Tyree, J. & Ekblom, M. (15.05.2024) Can General Circulation Toy Models run with lossy-compressed states? 2024 OpenIFS User Meeting. Available from: doi:10.5281/zenodo.14095029.

Abstract

The output volumes from high-resolution general circulation models are increasing exponentially but data storage, access, and analysis methods have not kept up. There is thus an increasing demand for data compression. Lossy compression methods like ZFP, SZ3, or BitRound promise higher compression ratios than bit-reproducible lossless methods. Since they lose some information (e.g. precision or resolution), care must be taken to only discard noise but no real information that impacts the scientific research performed on the data. What level of lossy compression is safe to use when the application of the model outputs is not known in advance?

Model restart files can be seen as a form of lossless compression, as they allow the full model outputs to be reproduced by resuming the model from a particular system state. By using lossy compression on the restart model states, we investigate what level of lossy compression can be safely applied without affecting the model dynamics, which may provide a safe lower bound on the compression that is possible.
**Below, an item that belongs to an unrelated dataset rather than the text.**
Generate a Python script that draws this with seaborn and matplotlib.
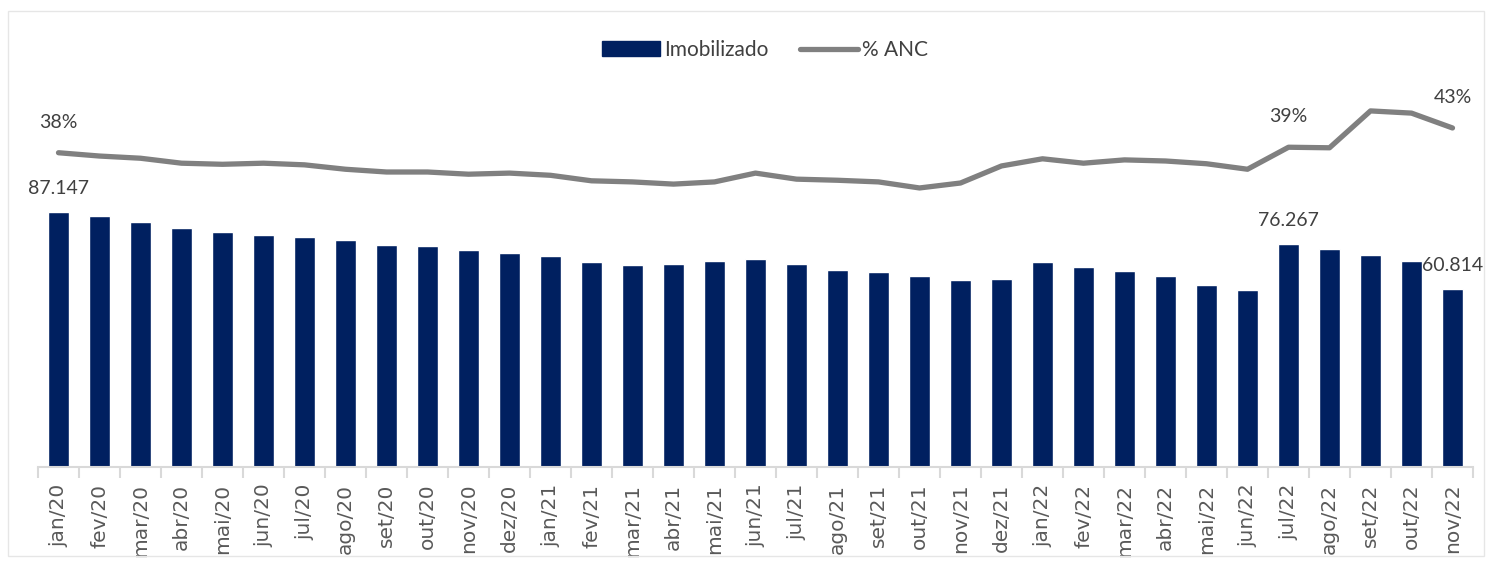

We present preliminary results from our ongoing research with several toy models. Taking the concept of model restarts to its extreme, we explore the effect of lossy-compressing the model’s inner state on every timestep and analyse the effect of compressing less frequently. In particular, we investigate the impact of numerical stability in shallow water models. We also explore the relationship between compression errors and initial state perturbations in Lorenz’63 or stochastic physics in Lorenz’96 models, and the effect of compressing members of an ensemble individually.

We plan to extend our research beyond toy- and towards operational models like OpenIFS in future work.